# Michael's question at Yahoo! Answers concerning normally distributed data

#### MarkFL

Staff member
Here is the question:

Help With A Statistics Problem! 10 Points!?

SAT math scores are scaled so that they are approximately normal, with a mean of 506 and a standard deviation of 124.
A college wants to send letter to students scoring in the top 29% on the math portion of the exam. What SAT math score should they use as the dividing line between those who get letters and those who do not?

What score would they use as the dividing line if they choose to send letters to only the top 15% instead?
Here is a link to the question:

Help With A Statistics Problem! 10 Points!? - Yahoo! Answers

I have posted a link there to this topic so that the OP may find my response.

#### MarkFL

Staff member
Re: Michael's question at Yahoo! Answers concerning normally distrubted data

Hello Michael,

For the first part of the question, to find the score wich divides the top 29% from the remainder, we need to consult our chart for areas under the standard normal curve. We are looking for the z-score with an area of 0.21, since 50% will be to the left of the mean, 0.21 will be between the mean and the z-score we want, and the remaining 0.29 will be to the right of this z-score.

Consulting the chart, we find this z-score is closest to 0.55. If we use numeric integration, we find it is closer to 0.553384719556.

I used my TI-89 Titanium and the command:

solve((1/√(2π))∫(e^(-t^2/2),t,0,z)=0.21,z)
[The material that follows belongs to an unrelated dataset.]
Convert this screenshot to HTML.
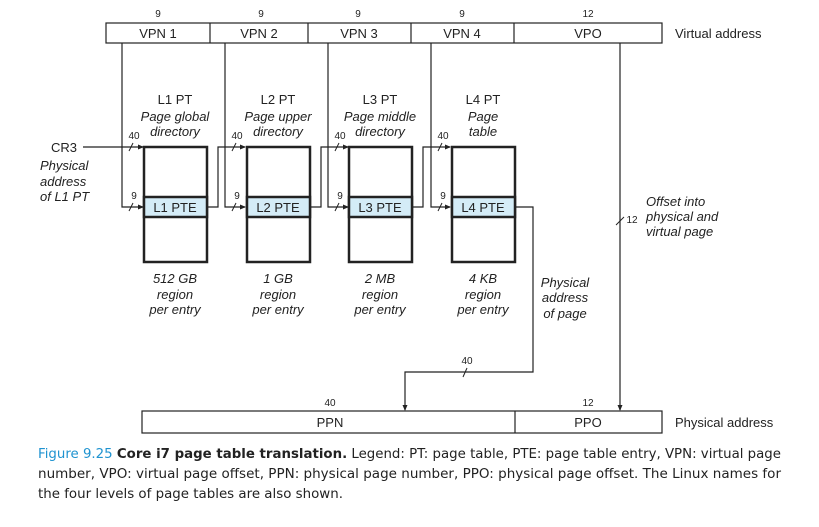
<!DOCTYPE html>
<html><head><meta charset="utf-8"><style>
html,body{margin:0;padding:0;background:#fff;width:819px;height:527px;overflow:hidden}
svg{display:block}
text{font-family:"Liberation Sans",Arial,sans-serif;fill:#222}
.it{font-style:italic}
.cap{font-family:"DejaVu Sans","Liberation Sans",sans-serif;font-size:13px;fill:#222}
</style></head><body>
<svg width="819" height="527" viewBox="0 0 819 527" xmlns="http://www.w3.org/2000/svg">
<defs><marker id="a" markerWidth="6" markerHeight="6" refX="5" refY="3" orient="auto" markerUnits="userSpaceOnUse"><path d="M0,0.5 L6,3 L0,5.5z" fill="#222"/></marker></defs>
<g stroke="#222" stroke-width="1.2" fill="none">
<rect x="106" y="23" width="556" height="20"/>
<line x1="210" y1="23" x2="210" y2="43"/><line x1="308" y1="23" x2="308" y2="43"/>
<line x1="411" y1="23" x2="411" y2="43"/><line x1="514" y1="23" x2="514" y2="43"/>
<rect x="142" y="411" width="520" height="22"/><line x1="515" y1="411" x2="515" y2="433"/>
<!-- VPN connectors -->
<polyline points="122,43 122,207 143,207" marker-end="url(#a)"/>
<polyline points="225,43 225,207 245,207" marker-end="url(#a)"/>
<polyline points="328,43 328,207 348,207" marker-end="url(#a)"/>
<polyline points="431,43 431,207 450,207" marker-end="url(#a)"/>
<!-- CR3 -->
<polyline points="83,147 143,147" marker-end="url(#a)"/>
<polyline points="208,207 218,207 218,147 245,147" marker-end="url(#a)"/>
<polyline points="311,207 321,207 321,147 348,147" marker-end="url(#a)"/>
<polyline points="413,207 423,207 423,147 450,147" marker-end="url(#a)"/>
<polyline points="516,207 533,207 533,372 405,372 405,410" marker-end="url(#a)"/>
<polyline points="620,43 620,410" marker-end="url(#a)"/>
<!-- slashes -->
<g stroke-width="1">
<line x1="129" y1="151" x2="133" y2="143"/><line x1="129" y1="211" x2="133" y2="203"/>
<line x1="232" y1="151" x2="236" y2="143"/><line x1="232" y1="211" x2="236" y2="203"/>
<line x1="335" y1="151" x2="339" y2="143"/><line x1="335" y1="211" x2="339" y2="203"/>
<line x1="438" y1="151" x2="442" y2="143"/><line x1="438" y1="211" x2="442" y2="203"/>
<line x1="463" y1="377" x2="467" y2="368"/><line x1="616" y1="225" x2="624" y2="217"/>
</g>
</g>
<!-- tables -->
<g stroke="#222" stroke-width="2.5">
<rect x="144" y="147" width="63" height="115" fill="#fff"/><rect x="144" y="197" width="63" height="20" fill="#d4ecf7"/>
<rect x="247" y="147" width="63" height="115" fill="#fff"/><rect x="247" y="197" width="63" height="20" fill="#d4ecf7"/>
<rect x="349" y="147" width="63" height="115" fill="#fff"/><rect x="349" y="197" width="63" height="20" fill="#d4ecf7"/>
<rect x="452" y="147" width="63" height="115" fill="#fff"/><rect x="452" y="197" width="63" height="20" fill="#d4ecf7"/>
</g>
<g font-size="13" text-anchor="middle">
<text x="175" y="212">L1 PTE</text><text x="278" y="212">L2 PTE</text><text x="380" y="212">L3 PTE</text><text x="483" y="212">L4 PTE</text>
<text x="158" y="38">VPN 1</text><text x="259" y="38">VPN 2</text><text x="359" y="38">VPN 3</text><text x="462" y="38">VPN 4</text><text x="588" y="38">VPO</text>
<text x="330" y="427">PPN</text><text x="588" y="427">PPO</text>
<text x="175" y="104">L1 PT</text><text x="278" y="104">L2 PT</text><text x="380" y="104">L3 PT</text><text x="483" y="104">L4 PT</text>
<g class="it">
<text x="175" y="121" class="it">Page global</text><text x="175" y="136" class="it">directory</text>
<text x="278" y="121" class="it">Page upper</text><text x="278" y="136" class="it">directory</text>
<text x="380" y="121" class="it">Page middle</text><text x="380" y="136" class="it">directory</text>
<text x="483" y="121" class="it">Page</text><text x="483" y="136" class="it">table</text>
<text x="175" y="283" class="it">512 GB</text><text x="175" y="299" class="it">region</text><text x="175" y="314" class="it">per entry</text>
<text x="278" y="283" class="it">1 GB</text><text x="278" y="299" class="it">region</text><text x="278" y="314" class="it">per entry</text>
<text x="380" y="283" class="it">2 MB</text><text x="380" y="299" class="it">region</text><text x="380" y="314" class="it">per entry</text>
<text x="483" y="283" class="it">4 KB</text><text x="483" y="299" class="it">region</text><text x="483" y="314" class="it">per entry</text>
<text x="565" y="287" class="it">Physical</text><text x="565" y="302" class="it">address</text><text x="565" y="318" class="it">of page</text>
</g>
</g>
<g font-size="13">
<text x="51" y="152">CR3</text>
<text x="40" y="170" class="it">Physical</text><text x="40" y="186" class="it">address</text><text x="40" y="201" class="it">of L1 PT</text>
<text x="646" y="206" class="it">Offset into</text><text x="646" y="221" class="it">physical and</text><text x="646" y="236" class="it">virtual page</text>
<text x="675" y="38">Virtual address</text><text x="675" y="427">Physical address</text>
</g>
<g font-size="10" text-anchor="middle">
<text x="158" y="17">9</text><text x="261" y="17">9</text><text x="358" y="17">9</text><text x="462" y="17">9</text><text x="588" y="17">12</text>
<text x="134" y="139">40</text><text x="237" y="139">40</text><text x="340" y="139">40</text><text x="443" y="139">40</text>
<text x="134" y="199">9</text><text x="237" y="199">9</text><text x="340" y="199">9</text><text x="443" y="199">9</text>
<text x="467" y="364">40</text><text x="330" y="406">40</text><text x="588" y="406">12</text><text x="632" y="223">12</text>
</g>
<text class="cap" x="38" y="458" textLength="743" lengthAdjust="spacingAndGlyphs"><tspan fill="#1f93d0">Figure 9.25</tspan>   <tspan font-weight="bold">Core i7 page table translation.</tspan> Legend: PT: page table, PTE: page table entry, VPN: virtual page</text>
<text class="cap" x="38" y="478" textLength="743" lengthAdjust="spacingAndGlyphs">number, VPO: virtual page offset, PPN: physical page number, PPO: physical page offset. The Linux names for</text>
<text class="cap" x="38" y="498" textLength="305" lengthAdjust="spacingAndGlyphs">the four levels of page tables are also shown.</text>
</svg>
</body></html>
Now we wish to convert this z-score to a raw data score, via the relation:

$\displaystyle z=\frac{x-\mu}{\sigma}$

Solve for $x$ to get:

$\displaystyle x=z\sigma+\mu$

We are given:

$\displaystyle \sigma=124,\,\mu=506$

and so:

$\displaystyle x\approx0.553384719556\cdot124+506=574.619705224944\approx575$

So, scores which are at least 575 would be in the top 29%.

Using the same method to determine the bottom score for the top 15%, we may use the command:

solve((1/√(2π))∫(e^(-t^2/2),t,0,z)=0.35,z)

to get:

$z\approx1.03643338949$

and so:

$\displaystyle x\approx1.03643338949\cdot124+506=634.5177402967599\approx635$

So, scores which are at least 635 would be in the top 15%.